Minggu, 23 Januari 2011

Dua koin

Semalam aku berbaring dengan seorang teman. Waktu berlalu dengan sangat lambat ketika kami berbincang, ketika kami terdiam. Banyak hal yang melintas di kepalaku. Tentang natal PMK yang baru saja berakhir, ketua panitia yang secara mengejutkan nampak begitu hebat, panitia yang bertumbangan, apa yang telah aku lakukan untuk PMK sampai sekarang, apa yang teman-temanku lakukan untuk PMK hingga saat ini, dan apa yang akan kukatakan. Aku gelisah karena pikiranku berperang, saling hantam satu dengan yang lain. Perasaanku berantakkan, bertabrakkan dengan logika. Bertabrakkan antara yang kuharapkan dan yang telah terjadi. Aku tahu bahwa apa yang mereka lakukan adalah yang terbaik yang mereka berikan. Aku paham kalau yang mereka harapkan adalah yang terbaik. Dan itu semua berbalik memusuhiku. Seperti panah yang langsung diarahkan padaku.

Aku ingin mengatakan apa yang aku anggap baik. Tapi itu semua sudah lewat dan terlambat. Aku ingin membantu. Tapi aku tak disana. Namun, bukan hal itu yang paling membebaniku. Saat ini yang paling membebaniku adalah ketika aku memahami semua itu, aku merasa tak berdaya. Jika kau mengajukkan keberatanku, rasanya kurang pantas. Aku tak pernah masuk ke dalam PMK. Jadi, apa alasanku untuk menghakimi? Siapa diriku hingga mampu mengatakan semua itu?
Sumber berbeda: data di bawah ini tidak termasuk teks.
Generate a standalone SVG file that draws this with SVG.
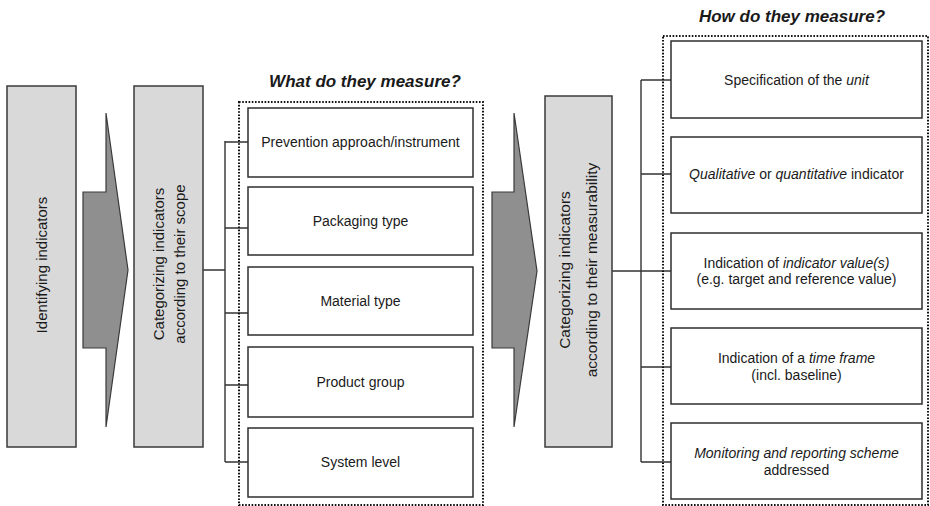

Karena aku mengerti dan tahu mereka telah melakukan yang terbaik.

Di sisi lain aku tak ingin membiarkannya begitu saja. Membiarkan kami jatuh berulan ke jurang yang sama. Apa tidak ada yang berkata kalau ini salah? Aku mencoba merefleksikan apa yang kuterima. Aku mencerna seperti seekor sapi yang memiliki empat lambung hingga kudapat jawabannya. Aku mencerna dan mencerna. Berpikir ulang dalam waktu yang relatif singkat tapi cukup untuk menciptakan medan perang dalam diriku. "Lalu apa yang harus aku lakukan?" Tanyaku pada diri sendiri.

Dan ketika aku menulis ini pun, aku merasa ragu. Apa aku perlu menyuarakan ini? Bukankah diam dan berpura-pura tidak ada yang terjadi lebih mudah bagiku? Aku meragukan apa aku tidak melihat dari kacamtaku sendiri. Benarkah aku berkata begini? Apa hal ini bukan karena aku melihat dan mempercayai apa yang ingin aku lihat dan percaya? Konyol.